Setting Different File Formats for Partitions

Partitioned tables have the flexibility to use different file formats for different partitions. For example, if you originally received data in text format, then received new data in RCFile format, and eventually began receiving data in Parquet format, all that data could reside in the same table for queries. You just need to ensure that the table is structured so that the data files that use different file formats reside in separate partitions.

For example, here is how you might switch from text to Parquet data as you receive data for different years:

[localhost:21000] > create table census (name string) partitioned by (year smallint);
[localhost:21000] > alter table census add partition (year=2012); -- Text format;

[localhost:21000] > alter table census add partition (year=2013); -- Text format switches to Parquet before data loaded;
[localhost:21000] > alter table census partition (year=2013) set fileformat parquet;

[localhost:21000] > insert into census partition (year=2012) values ('Smith'),('Jones'),('Lee'),('Singh');
[localhost:21000] > insert into census partition (year=2013) values ('Flores'),('Bogomolov'),('Cooper'),('Appiah');

At this point, the HDFS directory for year=2012 contains a text-format data file, while the HDFS directory for year=2013 contains a Parquet data file.
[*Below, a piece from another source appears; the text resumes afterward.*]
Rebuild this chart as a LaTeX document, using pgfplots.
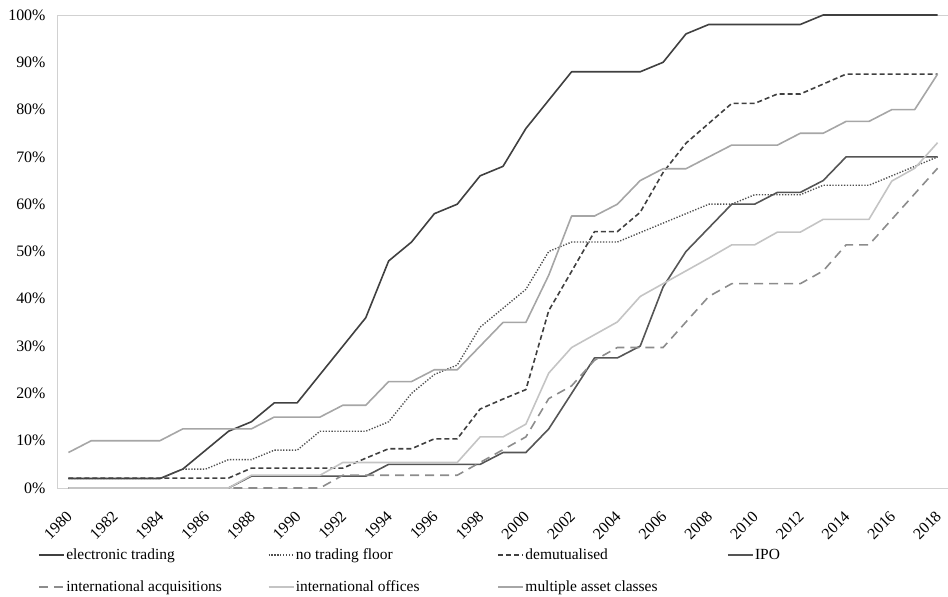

As always, when loading non-trivial data, you would use INSERT ... SELECT or LOAD DATA to import data in large batches, rather than INSERT ... VALUES which produces small files that are inefficient for real-world queries.

For other file types that Impala cannot create natively, you can switch into Hive and issue the ALTER TABLE ... SET FILEFORMAT statements and INSERT or LOAD DATA statements there. After switching back to Impala, issue a REFRESH table_name statement so that Impala recognizes any partitions or new data added through Hive.